Director Long Guanghui pointed out that the most noteworthy and unique aspect of this study lies in its use of cfDNA fragmentation patterns as a novel informational dimension, further enhancing both specificity and sensitivity.

 

Studies have shown that circulating tumor DNA (ctDNA) fragments derived from tumor cells in the blood are shorter than cell-free DNA (cfDNA) from normal cells, and cfDNA fragment size can be assessed through end-to-end sequencing. Clinical data indicate that incorporating fragment size as an additional dimension into the original MCRS model resulted in a sensitivity of 75.0% at a specificity of 98.8% in the validation cohort, representing a 21.4% improvement over the original model.

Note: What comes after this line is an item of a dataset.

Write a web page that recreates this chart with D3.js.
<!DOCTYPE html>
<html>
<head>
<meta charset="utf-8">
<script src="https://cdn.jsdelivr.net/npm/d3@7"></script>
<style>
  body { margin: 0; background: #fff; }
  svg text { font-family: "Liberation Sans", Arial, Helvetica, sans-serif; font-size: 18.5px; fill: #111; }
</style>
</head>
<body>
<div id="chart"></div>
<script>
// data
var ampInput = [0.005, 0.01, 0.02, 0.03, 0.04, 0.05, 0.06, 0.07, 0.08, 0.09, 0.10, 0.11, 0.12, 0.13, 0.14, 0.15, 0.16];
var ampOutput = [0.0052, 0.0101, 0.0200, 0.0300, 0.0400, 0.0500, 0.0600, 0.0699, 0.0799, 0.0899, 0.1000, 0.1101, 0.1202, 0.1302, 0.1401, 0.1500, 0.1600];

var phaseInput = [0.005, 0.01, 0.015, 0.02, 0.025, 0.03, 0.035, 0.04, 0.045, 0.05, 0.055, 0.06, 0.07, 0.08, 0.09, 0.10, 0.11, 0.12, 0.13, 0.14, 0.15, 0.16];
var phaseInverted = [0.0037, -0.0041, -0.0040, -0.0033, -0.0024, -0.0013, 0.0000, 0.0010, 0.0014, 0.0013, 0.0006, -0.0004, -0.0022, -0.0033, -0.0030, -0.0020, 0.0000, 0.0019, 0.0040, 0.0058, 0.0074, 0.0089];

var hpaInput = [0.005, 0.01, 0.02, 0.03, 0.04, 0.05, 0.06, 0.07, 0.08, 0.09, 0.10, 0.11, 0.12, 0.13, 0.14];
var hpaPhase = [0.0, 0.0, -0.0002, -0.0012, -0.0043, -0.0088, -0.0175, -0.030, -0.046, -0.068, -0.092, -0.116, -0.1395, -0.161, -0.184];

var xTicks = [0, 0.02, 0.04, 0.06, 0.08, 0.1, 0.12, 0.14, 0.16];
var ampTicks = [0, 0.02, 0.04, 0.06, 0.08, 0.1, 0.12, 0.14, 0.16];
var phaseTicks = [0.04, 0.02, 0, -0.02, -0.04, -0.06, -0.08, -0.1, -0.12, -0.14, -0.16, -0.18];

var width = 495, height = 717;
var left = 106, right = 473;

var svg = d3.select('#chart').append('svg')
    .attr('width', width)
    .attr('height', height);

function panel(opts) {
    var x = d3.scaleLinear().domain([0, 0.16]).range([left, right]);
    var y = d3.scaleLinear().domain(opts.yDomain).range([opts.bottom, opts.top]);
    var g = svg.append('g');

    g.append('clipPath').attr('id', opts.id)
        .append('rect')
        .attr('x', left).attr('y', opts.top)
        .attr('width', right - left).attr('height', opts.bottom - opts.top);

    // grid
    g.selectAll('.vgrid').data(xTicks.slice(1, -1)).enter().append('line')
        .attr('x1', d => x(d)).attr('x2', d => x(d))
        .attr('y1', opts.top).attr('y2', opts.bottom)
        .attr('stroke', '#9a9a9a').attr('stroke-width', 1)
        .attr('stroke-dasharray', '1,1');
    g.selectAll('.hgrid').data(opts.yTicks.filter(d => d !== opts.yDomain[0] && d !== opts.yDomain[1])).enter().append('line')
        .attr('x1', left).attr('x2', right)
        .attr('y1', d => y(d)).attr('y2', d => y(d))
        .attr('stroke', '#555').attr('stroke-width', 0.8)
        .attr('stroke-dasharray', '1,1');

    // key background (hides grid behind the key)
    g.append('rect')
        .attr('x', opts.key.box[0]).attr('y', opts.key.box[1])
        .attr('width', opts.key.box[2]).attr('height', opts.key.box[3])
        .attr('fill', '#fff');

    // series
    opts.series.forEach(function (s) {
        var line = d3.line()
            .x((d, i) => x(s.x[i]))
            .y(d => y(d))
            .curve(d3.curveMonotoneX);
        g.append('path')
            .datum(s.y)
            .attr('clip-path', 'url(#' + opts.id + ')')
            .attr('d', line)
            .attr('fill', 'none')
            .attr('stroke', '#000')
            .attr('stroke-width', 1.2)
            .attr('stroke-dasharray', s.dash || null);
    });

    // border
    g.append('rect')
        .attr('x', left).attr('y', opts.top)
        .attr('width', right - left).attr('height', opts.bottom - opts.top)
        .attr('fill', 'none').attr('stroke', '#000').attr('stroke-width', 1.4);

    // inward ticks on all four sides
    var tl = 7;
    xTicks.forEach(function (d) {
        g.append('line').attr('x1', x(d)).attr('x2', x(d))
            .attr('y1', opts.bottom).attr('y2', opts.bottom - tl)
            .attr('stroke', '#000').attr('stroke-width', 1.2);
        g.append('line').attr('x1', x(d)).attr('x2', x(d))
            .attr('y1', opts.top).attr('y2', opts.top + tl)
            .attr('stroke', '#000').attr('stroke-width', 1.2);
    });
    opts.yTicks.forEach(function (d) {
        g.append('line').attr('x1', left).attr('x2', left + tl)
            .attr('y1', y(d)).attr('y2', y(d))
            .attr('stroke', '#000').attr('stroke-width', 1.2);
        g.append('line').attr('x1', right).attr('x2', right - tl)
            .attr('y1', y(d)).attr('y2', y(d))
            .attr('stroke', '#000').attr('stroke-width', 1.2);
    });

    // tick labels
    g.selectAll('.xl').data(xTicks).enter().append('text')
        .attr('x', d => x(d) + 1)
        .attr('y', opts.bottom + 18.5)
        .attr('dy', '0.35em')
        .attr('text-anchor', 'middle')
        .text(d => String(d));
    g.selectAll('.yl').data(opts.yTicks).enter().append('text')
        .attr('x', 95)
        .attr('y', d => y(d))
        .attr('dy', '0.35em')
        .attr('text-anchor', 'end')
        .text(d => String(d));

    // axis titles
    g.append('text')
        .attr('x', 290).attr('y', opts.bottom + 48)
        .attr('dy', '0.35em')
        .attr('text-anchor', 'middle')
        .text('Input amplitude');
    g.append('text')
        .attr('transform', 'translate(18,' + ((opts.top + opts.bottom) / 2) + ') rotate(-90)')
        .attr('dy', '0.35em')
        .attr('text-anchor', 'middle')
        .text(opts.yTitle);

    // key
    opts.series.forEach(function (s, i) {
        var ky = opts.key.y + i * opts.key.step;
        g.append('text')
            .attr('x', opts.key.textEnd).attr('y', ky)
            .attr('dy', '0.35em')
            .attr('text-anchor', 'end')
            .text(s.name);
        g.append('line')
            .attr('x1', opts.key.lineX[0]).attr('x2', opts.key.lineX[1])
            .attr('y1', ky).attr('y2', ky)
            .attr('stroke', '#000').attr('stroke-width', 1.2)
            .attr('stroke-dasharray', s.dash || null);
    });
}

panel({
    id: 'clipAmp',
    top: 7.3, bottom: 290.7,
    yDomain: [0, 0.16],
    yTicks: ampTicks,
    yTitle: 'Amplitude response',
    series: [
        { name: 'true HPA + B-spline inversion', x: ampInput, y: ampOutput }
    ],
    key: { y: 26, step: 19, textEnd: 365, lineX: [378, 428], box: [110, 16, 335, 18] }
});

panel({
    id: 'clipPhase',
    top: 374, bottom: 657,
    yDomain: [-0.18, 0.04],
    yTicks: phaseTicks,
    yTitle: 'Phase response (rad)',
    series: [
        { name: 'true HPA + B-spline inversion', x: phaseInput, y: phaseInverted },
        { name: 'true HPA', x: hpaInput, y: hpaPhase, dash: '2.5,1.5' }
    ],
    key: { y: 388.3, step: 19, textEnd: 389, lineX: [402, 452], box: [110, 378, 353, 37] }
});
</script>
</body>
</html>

It was disclosed that the multi-dimensional, pan-cancer early screening technology employed in this study was provided by Shenzhen Siqin Medical, a genetic testing startup. Dr. Mao Mao, founder of Siqin Medical, stated that more novel tumor characteristics will be incorporated in the future to achieve more accurate and effective screening.

 

The results of this study indicate that the blood-based, non-invasive multi-cancer early screening test developed by Siqin Medical can accurately detect various types of cancer, achieving a sensitivity of 75% at a specificity of 98.8%. Furthermore, the accuracy of the MCRS model can be further enhanced by incorporating cancer feature variables from multiple dimensions. Director Long Guanghui pointed out that this study provides a non-invasive, cost-effective, molecular-level auxiliary diagnostic method for the early clinical diagnosis of multiple cancers.

 

In recent years, with the rapid development of next-generation detection technologies, a number of startups focused on early cancer screening have emerged both domestically and internationally. “The technical approaches and detection methods adopted by different companies vary significantly,” introduced Dr. Mao Mao. Currently, blood-based early cancer screening can be categorized into three main schools of thought.

 

First, regarding the detection of circulating tumor DNA methylation represented by the U.S.-based company Grail, Grail also released its latest experimental data at this year’s ASCO Breakthrough Conference.

 

Second, the technological approach exemplified by “CancerSEEK,” published in Science in 2018, enables early screening for ovarian, liver, gastric, pancreatic, and esophageal cancers by analyzing 16 cancer-related gene mutations in circulating tumor DNA and plasma protein biomarkers associated with cancer. According to the data presented in the article, both specificity and sensitivity are considerably high. Based on this technology, the relevant team established the startup company Thrive Earlier Detection.

 

Third, the early cancer screening technology adopted in this study. Unlike other technical approaches, this technique combines low-depth whole-genome sequencing of cell-free DNA (cfDNA) with plasma tumor marker detection, and employs machine learning methods to construct a Multivariate Cancer Risk Score (MCRS) model to distinguish cancer patients from healthy individuals, thereby enabling early screening for multiple types of cancer. “Due to tumor heterogeneity, genetic variations exist within cells of the same tumor type. Whole-genome testing allows us to obtain information from as many genomic loci as possible. By integrating and weighting data from multiple loci and dimensions, we can more accurately detect the onset and progression of tumors,” explained Dr. Mao Mao.

 

Finally, relevant officials from Peking University Shenzhen Hospital and Sun Yat-sen Memorial Hospital of Sun Yat-sen University, along with Siqin Medical, stated that they would continue to advance the translational medicine efforts based on these research findings. While conducting further clinical validation, they aim to promote the technological achievements in clinical practice. According to Dr. Mao Mao, clinical studies on tumor origin tracing based on the MCRS model have been underway for over a year. The team will promptly report progress once more data and further R&D enhance the accuracy of determination.